Some real examples from our projects: a lead-routing flow that reads enquiries, scores intent, drafts a personalised reply, and files everything in the CRM before the founder has finished breakfast. A reporting pipeline that pulls from ad platforms and analytics, writes the narrative summary, and posts it to Slack every Monday at 9. A content engine that turns one long-form piece into platform-native drafts for five channels, each awaiting a human yes.
The part nobody tells you: where automation is a bad idea
We turn down automation requests regularly, and it's worth explaining why. Don't automate a process that's still changing weekly — you'll automate the wrong thing, twice.
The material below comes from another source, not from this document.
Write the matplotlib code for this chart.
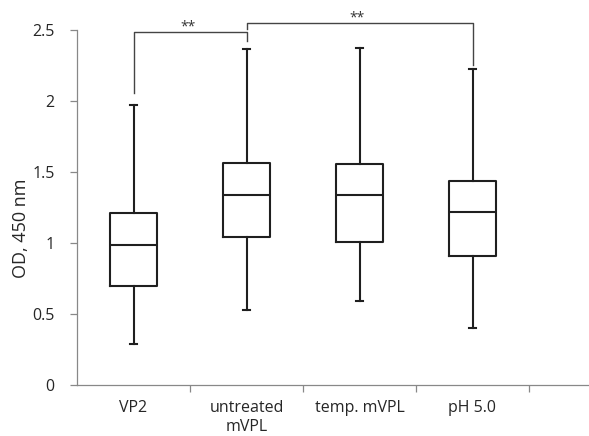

Don't automate judgment calls with real consequences (pricing exceptions, sensitive customer replies) beyond a draft-for-review. And don't automate a broken process; automation makes processes faster, including bad ones. Fix first, then automate.
How we run it
Every engagement starts with the audit: we map the week, find the busywork, and rank it by hours saved versus build effort. Then we ship the top of the list in small pieces — a working automation every week or two, not a six-month platform project. Your team learns to trust each piece before the next one arrives, and by the end they're spotting automation candidates themselves. That's the real win: not the workflows we build, but the team that starts thinking in workflows.
The goal isn't replacing people. It's returning their hours to work that actually needs a human — the thinking, the taste, the relationships.